Even though my father is deceased and I am 38, that night I decided I want to know him. When he wasn’t incarcerated, I didn’t see him much and I have always felt tentative about asking other family members questions about him. During recent inquiries, I’ve learned that my father was flawed in significant ways and many loved him. As one family member recently told me, “He was a great person who never knew it.” At that moment I understood my father, myself, and the legacy we share.
People often ask me what I needed or what would have been most helpful to me while growing up with a parent who was incarcerated. I do not know for certain. I can report on what research has shown; I know of the good work being done in the field. Now I know that for me, I needed to understand my father to make sense of myself.

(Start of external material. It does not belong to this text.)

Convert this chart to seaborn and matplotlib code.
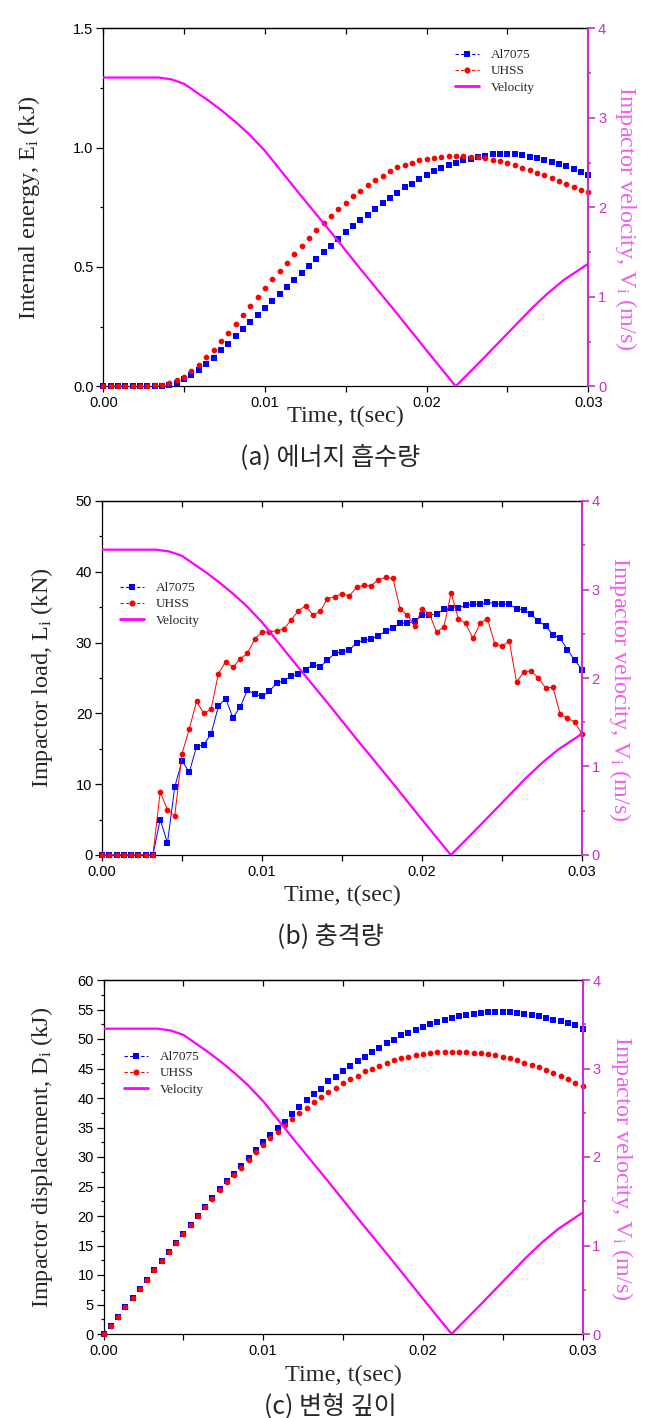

I have spent my life vacillating between feeling like there is nowhere I belong and trying to fit perfectly everywhere. Perfection, of course, can never truly be achieved and, thus, as a child and an adult, I have found I often land in the most familiar territory, feeling like I am inherently “bad”—worthless, invisible, alone—running from something I could never comprehend, or anxiously trying to fix something that can never be mended. “Stacey, you are just like your father,” droning in the background all the while.
Yes, my father—good, bad, troubled, abused, addicted—all that he was, is a part of me too. I wish he had had the opportunities and support he needed to improve that list.
What did I need? Hope perhaps. Hope that the sting of loss would subside; hope that life can be different. I think there are many ways to impart hope to children—art, faith, education, mentorship, stability, social support, to name just a few—but most of all through loving parents, even if they are incarcerated.
Hope is a powerful thing. It means that we don’t give up on the great potential we have for growth and change in ourselves or others. It, too, can be a legacy. There is no prescribed method or direct path for imparting or acquiring hope of which I am aware, but I know for certain, and from experience, that no stone should be left unturned.